GIVEN REQUEST: Reproduce, exactly and in full, the lines from the one with "Recreate this image" through the one with "import matplotlib.pyplot as plt" in the data below; drop pictures.

───── MATERIAL FOR THE TASK

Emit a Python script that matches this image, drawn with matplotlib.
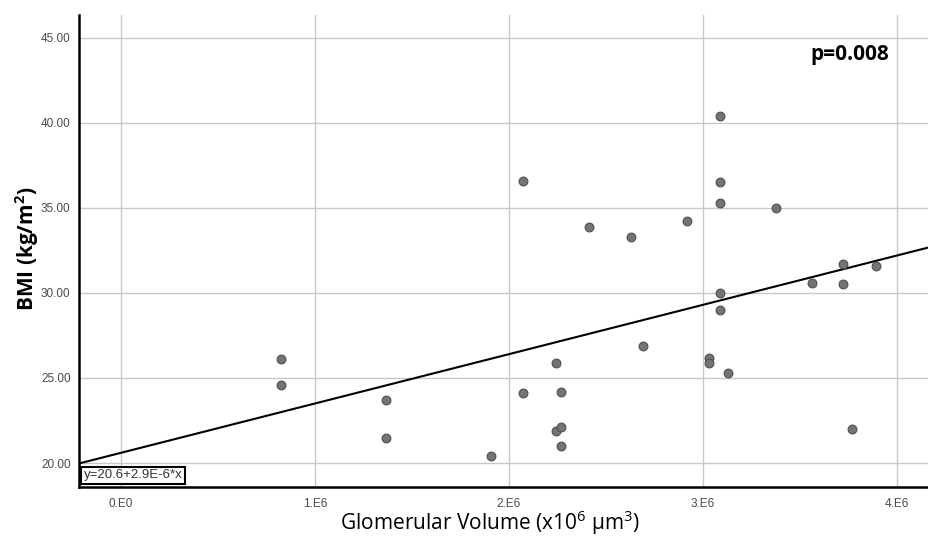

──────────
───── MATERIAL FOR THE TASK

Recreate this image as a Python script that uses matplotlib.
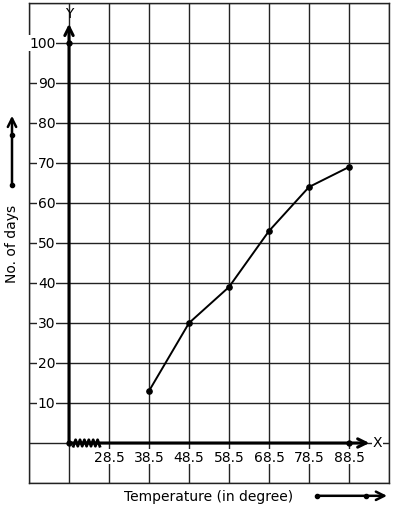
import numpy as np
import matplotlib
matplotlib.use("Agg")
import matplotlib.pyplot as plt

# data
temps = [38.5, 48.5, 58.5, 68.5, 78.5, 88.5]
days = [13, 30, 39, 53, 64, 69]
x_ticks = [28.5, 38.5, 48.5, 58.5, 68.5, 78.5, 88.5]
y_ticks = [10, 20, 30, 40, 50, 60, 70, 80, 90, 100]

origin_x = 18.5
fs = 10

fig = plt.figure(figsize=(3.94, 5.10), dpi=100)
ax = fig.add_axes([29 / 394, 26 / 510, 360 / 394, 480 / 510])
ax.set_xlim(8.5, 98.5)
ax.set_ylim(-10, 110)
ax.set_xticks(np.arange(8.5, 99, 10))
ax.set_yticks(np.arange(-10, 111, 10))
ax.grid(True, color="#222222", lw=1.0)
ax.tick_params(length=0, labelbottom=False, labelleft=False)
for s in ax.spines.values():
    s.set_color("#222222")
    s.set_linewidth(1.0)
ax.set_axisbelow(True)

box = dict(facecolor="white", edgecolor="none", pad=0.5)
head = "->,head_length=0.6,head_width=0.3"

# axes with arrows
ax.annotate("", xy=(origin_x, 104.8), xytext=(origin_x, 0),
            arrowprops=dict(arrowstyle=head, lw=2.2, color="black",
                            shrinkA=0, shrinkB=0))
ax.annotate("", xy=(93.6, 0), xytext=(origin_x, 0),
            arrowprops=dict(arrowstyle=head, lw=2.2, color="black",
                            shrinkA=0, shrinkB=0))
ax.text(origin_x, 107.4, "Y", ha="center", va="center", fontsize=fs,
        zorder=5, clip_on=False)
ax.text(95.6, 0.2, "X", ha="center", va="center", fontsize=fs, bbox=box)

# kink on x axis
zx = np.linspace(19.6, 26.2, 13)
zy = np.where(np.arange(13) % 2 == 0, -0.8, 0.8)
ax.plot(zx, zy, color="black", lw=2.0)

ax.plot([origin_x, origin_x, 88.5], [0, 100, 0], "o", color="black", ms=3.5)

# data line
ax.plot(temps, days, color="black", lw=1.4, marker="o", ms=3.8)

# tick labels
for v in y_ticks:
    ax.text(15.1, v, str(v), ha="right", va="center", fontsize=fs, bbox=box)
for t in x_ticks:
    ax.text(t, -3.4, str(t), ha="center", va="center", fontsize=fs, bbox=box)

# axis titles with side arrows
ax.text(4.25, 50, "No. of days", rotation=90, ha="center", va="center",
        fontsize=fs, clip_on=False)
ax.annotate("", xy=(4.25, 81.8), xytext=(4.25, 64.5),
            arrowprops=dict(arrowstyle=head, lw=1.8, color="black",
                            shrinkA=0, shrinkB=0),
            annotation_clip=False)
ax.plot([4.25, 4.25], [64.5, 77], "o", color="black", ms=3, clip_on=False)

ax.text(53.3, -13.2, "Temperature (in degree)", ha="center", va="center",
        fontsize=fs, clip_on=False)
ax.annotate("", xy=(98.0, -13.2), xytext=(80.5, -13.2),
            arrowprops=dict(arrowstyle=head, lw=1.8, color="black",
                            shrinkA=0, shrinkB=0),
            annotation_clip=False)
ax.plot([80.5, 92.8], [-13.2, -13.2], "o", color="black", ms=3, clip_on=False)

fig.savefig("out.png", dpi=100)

──────────

COMPLETE ANSWER:
Recreate this image as a Python script that uses matplotlib.
import numpy as np
import matplotlib
matplotlib.use("Agg")
import matplotlib.pyplot as plt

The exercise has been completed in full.